What is required:
Exactly retype the opening line of the entries and every line after it, ending with the line that contains "time = np.linspace(0, 1, 64)". Skip all pictures.

________________

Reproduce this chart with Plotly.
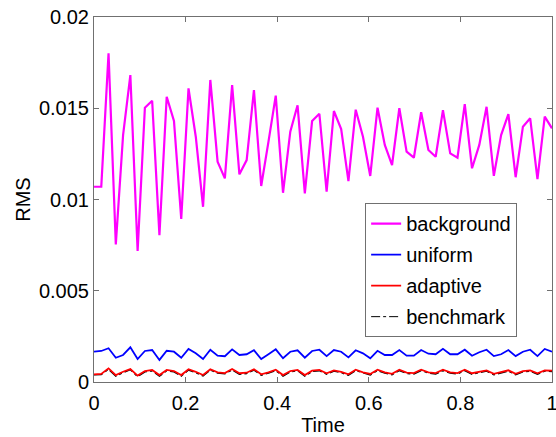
import numpy as np
import plotly.graph_objects as go

time = np.linspace(0, 1, 64)

background = [0.01070, 0.01070, 0.01801, 0.00754, 0.01353, 0.01682, 0.00718, 0.01503,
              0.01541, 0.00805, 0.01563, 0.01430, 0.00893, 0.01609, 0.01344, 0.00960,
              0.01655, 0.01207, 0.01116, 0.01627, 0.01138, 0.01216, 0.01600, 0.01074,
              0.01317, 0.01569, 0.01037, 0.01372, 0.01516, 0.01034, 0.01430, 0.01470,
              0.01043, 0.01485, 0.01386, 0.01101, 0.01492, 0.01344, 0.01129, 0.01503,
              0.01299, 0.01189, 0.01500, 0.01262, 0.01229, 0.01478, 0.01271, 0.01234,
              0.01490, 0.01253, 0.01229, 0.01523, 0.01171, 0.01299, 0.01508, 0.01130,
              0.01353, 0.01468, 0.01122, 0.01399, 0.01445, 0.01112, 0.01454, 0.01390]

uniform = [0.00166, 0.00170, 0.00185, 0.00133, 0.00148, 0.00190, 0.00126, 0.00170,
           0.00175, 0.00121, 0.00171, 0.00166, 0.00133, 0.00181, 0.00157, 0.00126,
           0.00177, 0.00144, 0.00141, 0.00179, 0.00148, 0.00152, 0.00174, 0.00126,
           0.00152, 0.00179, 0.00130, 0.00166, 0.00174, 0.00133, 0.00170, 0.00177,
           0.00142, 0.00175, 0.00166, 0.00135, 0.00174, 0.00157, 0.00130, 0.00171,
           0.00148, 0.00148, 0.00175, 0.00144, 0.00144, 0.00175, 0.00155, 0.00152,
           0.00182, 0.00152, 0.00152, 0.00177, 0.00144, 0.00163, 0.00177, 0.00142,
           0.00152, 0.00175, 0.00142, 0.00166, 0.00177, 0.00142, 0.00181, 0.00166]

adaptive = [0.00042, 0.00044, 0.00075, 0.00038, 0.00056, 0.00071, 0.00035, 0.00060,
            0.00066, 0.00038, 0.00066, 0.00060, 0.00038, 0.00070, 0.00056, 0.00038,
            0.00070, 0.00053, 0.00049, 0.00071, 0.00048, 0.00051, 0.00070, 0.00042,
            0.00053, 0.00067, 0.00038, 0.00060, 0.00066, 0.00038, 0.00062, 0.00066,
            0.00048, 0.00064, 0.00056, 0.00042, 0.00067, 0.00053, 0.00044, 0.00067,
            0.00053, 0.00045, 0.00067, 0.00051, 0.00049, 0.00067, 0.00053, 0.00049,
            0.00067, 0.00053, 0.00049, 0.00067, 0.00048, 0.00056, 0.00064, 0.00045,
            0.00053, 0.00064, 0.00045, 0.00060, 0.00064, 0.00048, 0.00064, 0.00062]

benchmark = [0.00040, 0.00041, 0.00070, 0.00032, 0.00052, 0.00068, 0.00030, 0.00056,
             0.00062, 0.00032, 0.00062, 0.00056, 0.00033, 0.00066, 0.00052, 0.00033,
             0.00066, 0.00049, 0.00045, 0.00067, 0.00043, 0.00047, 0.00066, 0.00037,
             0.00049, 0.00063, 0.00033, 0.00056, 0.00062, 0.00033, 0.00058, 0.00062,
             0.00043, 0.00060, 0.00052, 0.00037, 0.00063, 0.00049, 0.00039, 0.00063,
             0.00049, 0.00040, 0.00063, 0.00047, 0.00044, 0.00063, 0.00049, 0.00044,
             0.00063, 0.00049, 0.00044, 0.00063, 0.00043, 0.00052, 0.00060, 0.00040,
             0.00049, 0.00060, 0.00040, 0.00056, 0.00060, 0.00043, 0.00060, 0.00058]

x_ticks = [0, 0.2, 0.4, 0.6, 0.8, 1]
x_tick_labels = ["0", "0.2", "0.4", "0.6", "0.8", "1"]
y_ticks = [0, 0.005, 0.01, 0.015, 0.02]
y_tick_labels = ["0", "0.005", "0.01", "0.015", "0.02"]

FONT = "Liberation Sans, Arial, sans-serif"
FS = 20

fig = go.Figure()
fig.add_trace(go.Scatter(x=time, y=background, mode="lines", name="background",
                         line=dict(color="#ff00ff", width=2.2), legendgroup="a"))
fig.add_trace(go.Scatter(x=time, y=uniform, mode="lines", name="uniform",
                         line=dict(color="#0000ff", width=1.8), legendgroup="b"))
fig.add_trace(go.Scatter(x=time, y=benchmark, mode="lines", name="benchmark",
                         line=dict(color="#000000", width=1.5, dash="dashdot"),
                         legendgroup="d", showlegend=False))
fig.add_trace(go.Scatter(x=time, y=adaptive, mode="lines", name="adaptive",
                         line=dict(color="#ff0000", width=1.8), legendgroup="c"))
fig.add_trace(go.Scatter(x=[None], y=[None], mode="lines", name="benchmark",
                         line=dict(color="#000000", width=1, dash="dashdot"),
                         legendgroup="d"))

axis_common = dict(
    showline=True, linecolor="#707070", linewidth=1, mirror="ticks",
    ticks="inside", ticklen=5, tickcolor="#707070", tickwidth=1,
    showgrid=False, zeroline=False, automargin=False,
    ticklabeloverflow="allow",
    tickfont=dict(family=FONT, size=FS, color="#000000"),
)

fig.update_xaxes(range=[0, 1], tickvals=x_ticks, ticktext=x_tick_labels,
                 ticklabelstandoff=3,
                 title=dict(text="Time", font=dict(family=FONT, size=FS, color="#000"),
                            standoff=4),
                 **axis_common)
fig.update_yaxes(range=[0, 0.02], tickvals=y_ticks, ticktext=y_tick_labels,
                 title=dict(text="RMS", font=dict(family=FONT, size=FS, color="#000"),
                            standoff=2),
                 **axis_common)

fig.update_layout(
    width=556, height=437,
    margin=dict(l=94, r=4, t=17, b=55, autoexpand=False),
    paper_bgcolor="white", plot_bgcolor="white",
    font=dict(family=FONT, size=FS, color="#000"),
    legend=dict(x=0.592, y=0.49, xanchor="left", yanchor="top",
                bgcolor="white", bordercolor="#707070", borderwidth=1,
                traceorder="grouped", tracegroupgap=2,
                font=dict(family=FONT, size=FS, color="#000")),
)

fig.write_html("out.html",
               config={"displayModeBar": False},
               post_script="document.body.style.margin='0';"
                           "document.body.style.overflow='hidden';")
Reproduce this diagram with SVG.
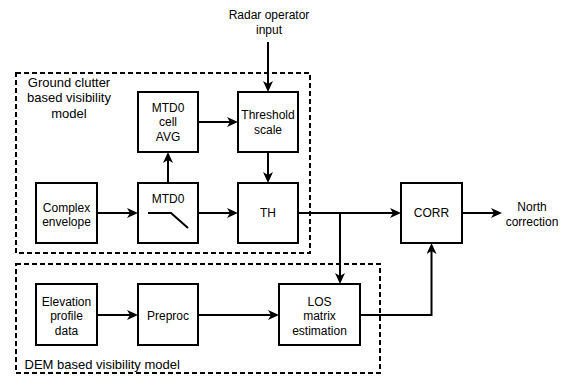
<svg xmlns="http://www.w3.org/2000/svg" width="567" height="378" viewBox="0 0 567 378">
<defs>
<style>
.box{fill:#fff;stroke:#000;stroke-width:2}
.grp{fill:none;stroke:#000;stroke-width:2;stroke-dasharray:5 3}
.ln{fill:none;stroke:#000;stroke-width:2}
.t{font-family:"Liberation Sans",Arial,sans-serif;font-size:12px;fill:#000;text-anchor:middle}
.lbl{font-family:"Liberation Sans",Arial,sans-serif;font-size:13px;fill:#000}
</style>
<marker id="arr" viewBox="0 0 11 10" refX="3" refY="5" markerWidth="11" markerHeight="10" markerUnits="userSpaceOnUse" orient="auto">
<path d="M0,0 L11,5 L0,10 L3,5 Z" fill="#000"/>
</marker>
</defs>
<rect width="567" height="378" fill="#fff"/>
<g id="group-ground">
<rect class="grp" x="16" y="73" width="294" height="180"/>
<text class="lbl" x="69" y="86.5" text-anchor="middle">Ground clutter</text>
<text class="lbl" x="69" y="102" text-anchor="middle">based visibility</text>
<text class="lbl" x="69" y="117.5" text-anchor="middle">model</text>
</g>
<g id="group-dem">
<rect class="grp" x="16" y="264" width="364" height="109"/>
<text class="lbl" x="24.5" y="369">DEM based visibility model</text>
</g>
<g id="radar-input">
<text class="t" x="269" y="19">Radar operator</text>
<text class="t" x="269" y="33.5">input</text>
</g>
<g id="north-correction">
<text class="t" x="532" y="211.3">North</text>
<text class="t" x="532" y="225.7">correction</text>
</g>
<g id="mtd0-cell-avg">
<rect class="box" x="138" y="92" width="60" height="60"/>
<text class="t" x="168" y="112">MTD0</text>
<text class="t" x="168" y="126.4">cell</text>
<text class="t" x="168" y="140.8">AVG</text>
</g>
<g id="threshold-scale">
<rect class="box" x="238" y="92" width="60" height="60"/>
<text class="t" x="268" y="119.2">Threshold</text>
<text class="t" x="268" y="133.6">scale</text>
</g>
<g id="complex-envelope">
<rect class="box" x="36" y="183" width="61" height="60"/>
<text class="t" x="66.5" y="211.5">Complex</text>
<text class="t" x="66.5" y="225.9">envelope</text>
</g>
<g id="mtd0">
<rect class="box" x="138" y="183" width="60" height="60"/>
<text class="t" x="168" y="202.5">MTD0</text>
<path class="ln" d="M148,213 H171 L188,228"/>
</g>
<g id="th">
<rect class="box" x="238" y="183" width="60" height="60"/>
<text class="t" x="268" y="217.3">TH</text>
</g>
<g id="corr">
<rect class="box" x="401" y="183" width="61" height="60"/>
<text class="t" x="431.5" y="217.3">CORR</text>
</g>
<g id="elevation-profile-data">
<rect class="box" x="36" y="284" width="61" height="61"/>
<text class="t" x="66.5" y="306">Elevation</text>
<text class="t" x="66.5" y="320.4">profile</text>
<text class="t" x="66.5" y="334.8">data</text>
</g>
<g id="preproc">
<rect class="box" x="138" y="284" width="60" height="61"/>
<text class="t" x="168" y="319.6">Preproc</text>
</g>
<g id="los-matrix-estimation">
<rect class="box" x="279" y="284" width="81" height="61"/>
<text class="t" x="319.5" y="306">LOS</text>
<text class="t" x="319.5" y="320.4">matrix</text>
<text class="t" x="319.5" y="334.8">estimation</text>
</g>
<g id="connectors">
<path class="ln" d="M268,42 V84" marker-end="url(#arr)"/>
<path class="ln" d="M198,122 H230" marker-end="url(#arr)"/>
<path class="ln" d="M268,152 V175" marker-end="url(#arr)"/>
<path class="ln" d="M168,183 V160" marker-end="url(#arr)"/>
<path class="ln" d="M97,213 H130" marker-end="url(#arr)"/>
<path class="ln" d="M198,213 H230" marker-end="url(#arr)"/>
<path class="ln" d="M298,213 H393" marker-end="url(#arr)"/>
<path class="ln" d="M340,213 V276" marker-end="url(#arr)"/>
<path class="ln" d="M462,213 H494" marker-end="url(#arr)"/>
<path class="ln" d="M97,315 H130" marker-end="url(#arr)"/>
<path class="ln" d="M198,315 H271" marker-end="url(#arr)"/>
<path class="ln" d="M360,315 H431.5 V251" marker-end="url(#arr)"/>
</g>
</svg>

________________

Complete output:
Reproduce this chart with Plotly.
import numpy as np
import plotly.graph_objects as go

time = np.linspace(0, 1, 64)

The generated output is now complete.